O próprio Justino, amante da
França, das coisas francesas e das
francesas principalmente, deu-me o título: "Paris, la vie en rouge". Era a onda vermelha de lá,
cantada por uns e temida por outros. Desovei as quatro laudas
(não havia computador naquela
época) imaginando como seria
Paris em vermelho, a Paris de Offenbach e de Toulouse-Lautrec, a
Paris de Hemingway e de Henri
Miller, de Maurice Chevalier e de
Mistinguett, terra do bidê, do michê e do minete.
Nem lembro mais as asneiras
que escrevi, mas duvidei da onda
vermelha que ameaçava as lojas
do Faubourg Saint-Honoré, o
show de travestis do Madame Arthur e a escuridão cheirando a esperma dos sexshops de Pigalle.
Paris resistiria como uma Verdun
dos prazeres burgueses -como
parece que resistiu.
Outro fato que lembrarei foi o
do movimento de 1935, que levou
o nome de "Intentona Comunista" -uma classificação pejorativa que os militares deram à rebelião. Em Natal, quando correu a
notícia de que os comunistas haviam deposto o governo de Vargas, o povão tomou de assalto os
ônibus e bondes da cidade; ninguém pagava passagem, pois os
serviços públicos agora eram comuns, de todos, não havia donos
e servos, patrões e empregados,
eram todos camaradas.
Demorou dois dias para ali chegar a notícia de que a rebelião na
Praia Vermelha fora dominada
pelas tropas legalistas, que o 3RI
fora bombardeado, que os revoltosos, liderados por Agildo Barata, estavam presos. Mas, durante
dois dias, em Natal, os oprimidos
de sempre, se não chegaram ao
Paraíso, andaram de graça nos
bondes e ônibus da cidade.
Não sei por que estou lembrando isso. A onda vermelha que tivemos não chegou a ser vermelha,
como a outra, a que tinha uma
foice e um martelo lembrando os
instrumentos de trabalho dos
camponeses e operários, as duas
ferramentas básicas do proletariado universal. Pelo contrário,
tem agora uma baita estrela, que
não chega a ser símbolo de trabalho, mas de sonho, de luz, estrela
dos reis Magos, da fada de Pinóquio, do sucesso e de uma fábrica
de brinquedos.
Para o meu gosto pessoal, seria
bom se realmente uma nova classe tomasse o poder de forma pacífica, democrática, sem apelar para a violência da revolução dentro do organismo social. Uma
utopia, sem dúvida, mas que permanece entranhada na esperança da humanidade.

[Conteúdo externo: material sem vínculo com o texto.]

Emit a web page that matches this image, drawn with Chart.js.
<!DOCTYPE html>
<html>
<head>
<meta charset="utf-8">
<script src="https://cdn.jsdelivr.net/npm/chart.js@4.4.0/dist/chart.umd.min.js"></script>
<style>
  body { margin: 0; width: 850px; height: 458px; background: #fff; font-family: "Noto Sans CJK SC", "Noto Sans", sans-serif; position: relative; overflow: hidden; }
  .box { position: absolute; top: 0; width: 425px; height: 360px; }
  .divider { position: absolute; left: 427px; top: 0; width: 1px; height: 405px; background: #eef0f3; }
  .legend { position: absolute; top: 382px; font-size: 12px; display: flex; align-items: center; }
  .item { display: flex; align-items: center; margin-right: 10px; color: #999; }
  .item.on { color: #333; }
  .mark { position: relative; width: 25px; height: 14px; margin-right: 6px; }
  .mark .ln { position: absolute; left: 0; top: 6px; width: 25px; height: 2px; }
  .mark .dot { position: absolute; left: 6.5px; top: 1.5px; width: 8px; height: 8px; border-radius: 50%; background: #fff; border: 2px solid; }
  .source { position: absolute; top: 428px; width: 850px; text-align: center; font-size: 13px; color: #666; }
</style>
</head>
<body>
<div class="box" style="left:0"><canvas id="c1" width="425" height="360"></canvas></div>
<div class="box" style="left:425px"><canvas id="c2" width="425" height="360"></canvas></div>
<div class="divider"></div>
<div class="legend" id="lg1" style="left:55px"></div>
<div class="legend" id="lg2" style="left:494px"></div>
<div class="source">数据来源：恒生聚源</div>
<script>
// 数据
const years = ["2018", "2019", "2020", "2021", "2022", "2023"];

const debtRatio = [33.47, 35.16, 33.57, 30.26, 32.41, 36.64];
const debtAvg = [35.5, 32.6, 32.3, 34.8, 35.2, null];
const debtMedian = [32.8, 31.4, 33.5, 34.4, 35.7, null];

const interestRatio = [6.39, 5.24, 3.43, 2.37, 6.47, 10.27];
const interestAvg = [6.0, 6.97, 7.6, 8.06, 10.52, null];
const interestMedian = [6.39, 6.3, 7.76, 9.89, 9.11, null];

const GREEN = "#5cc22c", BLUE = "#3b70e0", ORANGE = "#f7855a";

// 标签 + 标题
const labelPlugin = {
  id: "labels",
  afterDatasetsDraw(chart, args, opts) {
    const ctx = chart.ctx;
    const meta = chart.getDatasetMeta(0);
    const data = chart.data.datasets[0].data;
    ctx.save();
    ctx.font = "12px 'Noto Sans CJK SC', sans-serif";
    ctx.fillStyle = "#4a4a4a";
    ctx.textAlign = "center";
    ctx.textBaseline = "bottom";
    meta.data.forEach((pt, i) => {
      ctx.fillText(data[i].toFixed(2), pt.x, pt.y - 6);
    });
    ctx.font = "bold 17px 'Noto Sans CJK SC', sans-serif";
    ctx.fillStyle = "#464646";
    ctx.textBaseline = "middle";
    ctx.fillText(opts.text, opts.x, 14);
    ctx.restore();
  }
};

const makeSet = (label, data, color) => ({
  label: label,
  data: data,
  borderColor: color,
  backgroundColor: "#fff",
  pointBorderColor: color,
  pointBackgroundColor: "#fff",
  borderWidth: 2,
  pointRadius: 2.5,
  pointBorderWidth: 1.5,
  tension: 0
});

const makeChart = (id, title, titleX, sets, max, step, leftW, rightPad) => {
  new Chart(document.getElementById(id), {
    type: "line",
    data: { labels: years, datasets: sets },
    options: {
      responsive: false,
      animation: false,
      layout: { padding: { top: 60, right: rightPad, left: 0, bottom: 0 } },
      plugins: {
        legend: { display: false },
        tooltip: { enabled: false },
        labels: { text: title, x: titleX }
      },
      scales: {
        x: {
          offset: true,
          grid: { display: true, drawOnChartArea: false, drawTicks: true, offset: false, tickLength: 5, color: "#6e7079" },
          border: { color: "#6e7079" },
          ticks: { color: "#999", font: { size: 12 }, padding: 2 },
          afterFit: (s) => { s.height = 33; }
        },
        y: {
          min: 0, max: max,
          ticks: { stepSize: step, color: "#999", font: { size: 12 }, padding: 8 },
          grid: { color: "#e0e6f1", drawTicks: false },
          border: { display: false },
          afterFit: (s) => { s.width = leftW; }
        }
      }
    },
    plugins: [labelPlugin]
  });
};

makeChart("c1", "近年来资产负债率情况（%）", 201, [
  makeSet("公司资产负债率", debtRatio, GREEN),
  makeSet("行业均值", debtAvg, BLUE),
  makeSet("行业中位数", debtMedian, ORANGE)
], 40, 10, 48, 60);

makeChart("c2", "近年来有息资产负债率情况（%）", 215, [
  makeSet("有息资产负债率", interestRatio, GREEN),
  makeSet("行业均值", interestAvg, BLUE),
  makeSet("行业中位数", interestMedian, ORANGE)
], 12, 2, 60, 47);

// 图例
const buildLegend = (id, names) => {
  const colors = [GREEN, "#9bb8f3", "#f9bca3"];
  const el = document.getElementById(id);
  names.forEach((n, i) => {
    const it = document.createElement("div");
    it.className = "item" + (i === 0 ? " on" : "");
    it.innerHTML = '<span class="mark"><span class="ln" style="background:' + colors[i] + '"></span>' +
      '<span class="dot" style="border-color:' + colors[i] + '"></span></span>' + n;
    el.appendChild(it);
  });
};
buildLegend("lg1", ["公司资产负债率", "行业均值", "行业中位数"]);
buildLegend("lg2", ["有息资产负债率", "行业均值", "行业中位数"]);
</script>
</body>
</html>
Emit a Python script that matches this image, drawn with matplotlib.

Alguns dos nomes em evidência
para a formação do novo governo, a começar pelo próprio Lula,
por Mercadante, Dirceu, Suplicy,
Genoíno e tantos outros, são fatores positivos, combinam com a tal
estrela do partido, símbolo de esperança.
Mas eles chegam ao poder preocupados com a governabilidade.
Durante a campanha eleitoral, a
preocupação do PT foi com a elegibilidade. Empacado nos 30%,
35% do eleitorado, o partido só
chegaria ao poder por meio da
elegibilidade, conseguida, afinal,
pelos acordos que dobraram limpamente o cacife original para
mais de 60%.
Vencida a etapa da elegibilidade de forma brilhante até, surge
agora o desafio da governabilidade. Em 1994, para chegar ao poder, o PSDB das vestais paulistas
teve de se aliar às lideranças nordestinas e oligarcas do PFL, que
eram chamadas de "hienas" pelos
varões do Olimpo paulistano.
Deu no que deu. Adquiriu a tal
governabilidade, dilapidou o patrimônio nacional, sucateou
grande parte de nosso parque industrial, criou a maior taxa de
desemprego e de concentração de
renda da nossa história e deixa
um Estado menor e mais fraco
para os desafios de um século que
começa desfavoravelmente para
as nações que pretendem crescer
no campo econômico e social.
Na semana passada, um líder
classista entregou a uma autoridade do PT, que certamente será
governo ou mais do que isso, um
memorial pedindo aumento de
83% nos vencimentos da categoria -uma das mais castigadas
pelo governo de FHC. Recebendo
o memorial, a futura autoridade
sugeriu uma conversa, com o tradicional convite: "Vamos sentar à
mesa e discutir o assunto". A resposta do líder classista foi rude:
"Há oito anos, estamos conversando e acho que chega".